The latest wave of [robot videos](https://arstechnica.com/ai/2026/04/robot-runner-handily-beats-humans-in-half-marathon-setting-new-record/) can be particularly tricky, given the human tendency to anthropomorphize objects with a humanoid figure. A robot arm doing a dance move may simply seem “cool,” but a humanoid robot doing the same dance move can trigger more misleading assumptions, said [Jonathan Hurst](http://engineering.oregonstate.edu/people/jonathan-hurst), cofounder of Agility Robotics and a robotics researcher at Oregon State University.

“People automatically extrapolate and assume that the robot that looks like a person can do all the things that a person who can dance could do—which is not true,” Hurst told Ars. “But a lot of the startup companies do kind of prey on that for being able to raise a lot of money.”

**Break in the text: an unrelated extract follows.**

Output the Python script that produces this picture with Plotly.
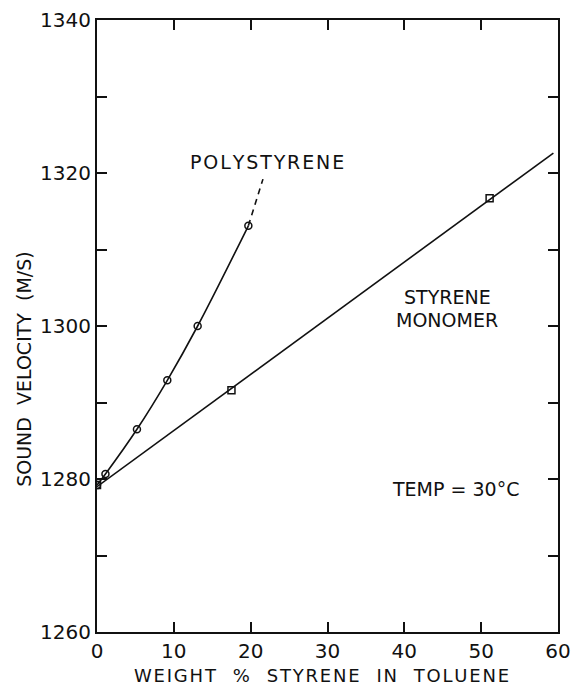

One of the biggest challenges is developing robots that can generalize their skills across many different conditions and environments in the same way that humans can, said [Sergey Levine](https://people.eecs.berkeley.edu/~svlevine/), a computer scientist at the University of California, Berkeley, and cofounder of the AI and robotics company Physical Intelligence. But that degree of generalization is practically impossible to capture within a single robot demonstration.

“Maybe the robot can pour a glass of wine, but can it pour it out of any bottle and into any glass in any environment?” Levine said. “That’s actually a lot harder than having a robot do a backflip in one stage demo.”

The real measure for robotic capabilities involves conducting “quantitative, large-scale evaluations” in real-world environments, Levine explained. “There’s always a gap between the kind of things that somebody can show in a demo and what the real capability of the robot is,” he said.